- [TASK INSTRUCTIONS] From the entries below, count the lines with "this". Write only the count.

(Plotting code records)
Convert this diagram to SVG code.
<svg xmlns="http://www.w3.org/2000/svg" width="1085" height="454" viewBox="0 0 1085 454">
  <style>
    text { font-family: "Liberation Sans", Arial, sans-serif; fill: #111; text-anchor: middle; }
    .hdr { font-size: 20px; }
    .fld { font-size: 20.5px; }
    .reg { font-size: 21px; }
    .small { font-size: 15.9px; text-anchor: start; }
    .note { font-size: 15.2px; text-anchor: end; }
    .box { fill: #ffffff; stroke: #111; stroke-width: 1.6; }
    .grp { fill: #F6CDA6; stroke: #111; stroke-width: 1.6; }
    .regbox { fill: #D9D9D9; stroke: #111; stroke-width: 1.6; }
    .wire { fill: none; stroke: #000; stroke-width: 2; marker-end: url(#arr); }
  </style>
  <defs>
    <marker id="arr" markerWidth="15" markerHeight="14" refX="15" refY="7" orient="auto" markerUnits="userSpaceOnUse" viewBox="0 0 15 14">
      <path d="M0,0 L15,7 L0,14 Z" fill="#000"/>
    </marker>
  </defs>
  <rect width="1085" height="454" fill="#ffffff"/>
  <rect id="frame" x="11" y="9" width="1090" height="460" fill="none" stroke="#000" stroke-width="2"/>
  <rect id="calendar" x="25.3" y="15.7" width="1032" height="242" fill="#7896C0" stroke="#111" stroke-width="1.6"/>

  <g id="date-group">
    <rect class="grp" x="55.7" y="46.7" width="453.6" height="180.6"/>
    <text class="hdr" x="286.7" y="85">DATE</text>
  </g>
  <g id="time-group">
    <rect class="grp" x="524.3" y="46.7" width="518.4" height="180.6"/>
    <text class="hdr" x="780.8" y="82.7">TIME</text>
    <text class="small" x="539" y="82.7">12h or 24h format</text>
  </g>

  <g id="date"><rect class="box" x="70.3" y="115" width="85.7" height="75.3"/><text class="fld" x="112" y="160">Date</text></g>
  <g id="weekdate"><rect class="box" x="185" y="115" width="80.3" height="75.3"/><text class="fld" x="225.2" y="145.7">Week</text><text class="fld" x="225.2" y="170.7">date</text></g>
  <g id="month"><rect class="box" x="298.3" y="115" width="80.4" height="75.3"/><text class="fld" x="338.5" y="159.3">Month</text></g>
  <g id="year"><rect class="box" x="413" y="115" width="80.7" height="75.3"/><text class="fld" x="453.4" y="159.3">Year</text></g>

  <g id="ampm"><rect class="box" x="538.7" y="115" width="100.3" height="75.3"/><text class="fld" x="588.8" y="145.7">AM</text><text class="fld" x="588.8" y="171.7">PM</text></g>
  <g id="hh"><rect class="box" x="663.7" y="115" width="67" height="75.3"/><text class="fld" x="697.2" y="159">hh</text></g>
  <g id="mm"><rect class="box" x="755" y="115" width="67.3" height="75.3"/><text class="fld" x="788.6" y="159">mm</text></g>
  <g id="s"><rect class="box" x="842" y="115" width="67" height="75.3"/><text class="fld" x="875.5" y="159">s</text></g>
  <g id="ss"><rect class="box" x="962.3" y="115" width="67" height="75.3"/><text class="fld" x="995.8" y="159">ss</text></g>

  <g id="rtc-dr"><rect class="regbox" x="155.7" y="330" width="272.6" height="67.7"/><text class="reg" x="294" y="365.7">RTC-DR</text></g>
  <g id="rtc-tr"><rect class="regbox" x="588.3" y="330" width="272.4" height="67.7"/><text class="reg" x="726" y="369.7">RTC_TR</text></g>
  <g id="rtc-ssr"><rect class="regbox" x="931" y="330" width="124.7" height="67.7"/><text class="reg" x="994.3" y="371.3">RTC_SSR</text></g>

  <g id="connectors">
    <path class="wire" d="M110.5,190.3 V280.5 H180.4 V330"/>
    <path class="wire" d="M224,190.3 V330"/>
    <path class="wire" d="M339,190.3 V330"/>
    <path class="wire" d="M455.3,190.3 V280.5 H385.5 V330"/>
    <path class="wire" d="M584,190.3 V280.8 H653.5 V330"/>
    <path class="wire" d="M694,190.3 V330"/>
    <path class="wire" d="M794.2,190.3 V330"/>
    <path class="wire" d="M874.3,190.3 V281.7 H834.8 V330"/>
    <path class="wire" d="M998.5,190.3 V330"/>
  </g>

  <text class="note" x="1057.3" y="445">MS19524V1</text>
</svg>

---

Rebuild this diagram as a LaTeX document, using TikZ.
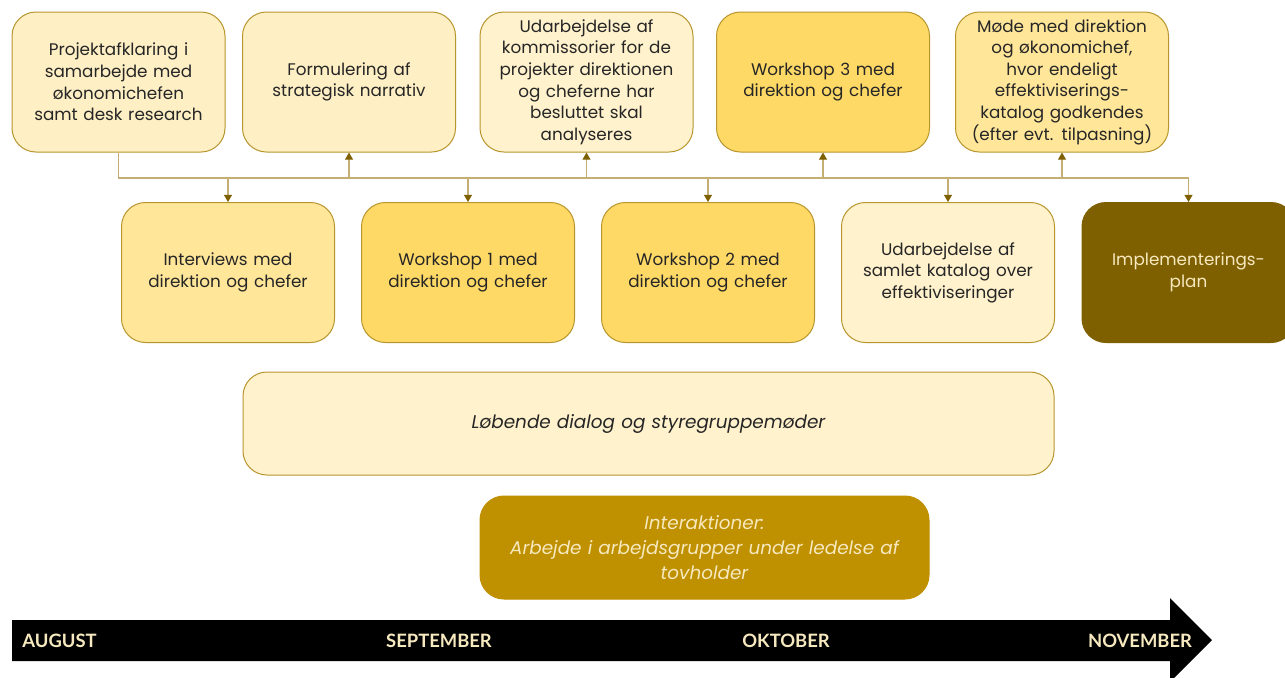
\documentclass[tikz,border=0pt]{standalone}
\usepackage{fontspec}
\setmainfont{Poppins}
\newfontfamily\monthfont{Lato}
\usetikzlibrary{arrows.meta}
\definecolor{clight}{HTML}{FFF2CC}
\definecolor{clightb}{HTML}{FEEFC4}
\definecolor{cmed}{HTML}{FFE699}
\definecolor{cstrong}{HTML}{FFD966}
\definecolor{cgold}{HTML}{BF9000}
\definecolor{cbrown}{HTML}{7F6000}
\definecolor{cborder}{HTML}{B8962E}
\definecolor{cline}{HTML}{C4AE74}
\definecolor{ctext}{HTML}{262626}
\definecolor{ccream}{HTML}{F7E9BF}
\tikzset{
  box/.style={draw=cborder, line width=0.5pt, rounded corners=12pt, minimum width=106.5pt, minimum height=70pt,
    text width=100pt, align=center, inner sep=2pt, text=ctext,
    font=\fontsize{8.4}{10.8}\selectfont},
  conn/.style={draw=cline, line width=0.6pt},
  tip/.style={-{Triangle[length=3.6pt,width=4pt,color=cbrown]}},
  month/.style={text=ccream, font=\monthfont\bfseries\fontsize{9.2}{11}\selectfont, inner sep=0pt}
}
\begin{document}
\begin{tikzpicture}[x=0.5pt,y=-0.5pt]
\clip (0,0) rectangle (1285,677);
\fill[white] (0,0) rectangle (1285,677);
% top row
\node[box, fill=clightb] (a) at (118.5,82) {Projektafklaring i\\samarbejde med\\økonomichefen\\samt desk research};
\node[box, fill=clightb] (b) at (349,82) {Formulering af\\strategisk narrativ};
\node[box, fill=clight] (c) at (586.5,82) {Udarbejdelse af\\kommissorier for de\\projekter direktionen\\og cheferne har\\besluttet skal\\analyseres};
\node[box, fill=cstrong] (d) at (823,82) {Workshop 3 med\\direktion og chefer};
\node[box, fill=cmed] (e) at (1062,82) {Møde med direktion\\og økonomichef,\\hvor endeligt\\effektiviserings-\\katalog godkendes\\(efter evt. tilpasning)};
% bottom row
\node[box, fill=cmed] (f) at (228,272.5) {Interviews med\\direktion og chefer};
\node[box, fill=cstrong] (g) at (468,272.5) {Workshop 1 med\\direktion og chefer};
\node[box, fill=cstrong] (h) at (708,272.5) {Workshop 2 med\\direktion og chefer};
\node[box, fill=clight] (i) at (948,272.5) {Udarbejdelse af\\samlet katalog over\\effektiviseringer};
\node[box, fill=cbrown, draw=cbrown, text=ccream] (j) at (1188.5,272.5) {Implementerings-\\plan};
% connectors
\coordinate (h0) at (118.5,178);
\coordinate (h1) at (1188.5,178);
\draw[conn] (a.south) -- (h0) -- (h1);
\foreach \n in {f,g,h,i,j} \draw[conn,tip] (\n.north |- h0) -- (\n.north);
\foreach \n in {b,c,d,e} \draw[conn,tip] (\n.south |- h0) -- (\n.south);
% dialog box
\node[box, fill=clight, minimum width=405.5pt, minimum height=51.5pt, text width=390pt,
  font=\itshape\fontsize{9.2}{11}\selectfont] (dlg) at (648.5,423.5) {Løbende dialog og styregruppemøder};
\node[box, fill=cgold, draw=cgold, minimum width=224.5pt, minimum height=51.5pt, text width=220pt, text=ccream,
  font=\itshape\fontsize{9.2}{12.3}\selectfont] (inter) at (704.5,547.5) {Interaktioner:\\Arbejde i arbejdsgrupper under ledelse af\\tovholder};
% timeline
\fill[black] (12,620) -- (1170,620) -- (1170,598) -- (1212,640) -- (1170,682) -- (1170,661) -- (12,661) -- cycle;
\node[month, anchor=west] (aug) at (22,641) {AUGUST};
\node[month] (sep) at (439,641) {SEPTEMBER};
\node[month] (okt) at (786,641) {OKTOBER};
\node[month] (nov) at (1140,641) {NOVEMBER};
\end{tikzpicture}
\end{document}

- [ANSWER TO THE TASK] 2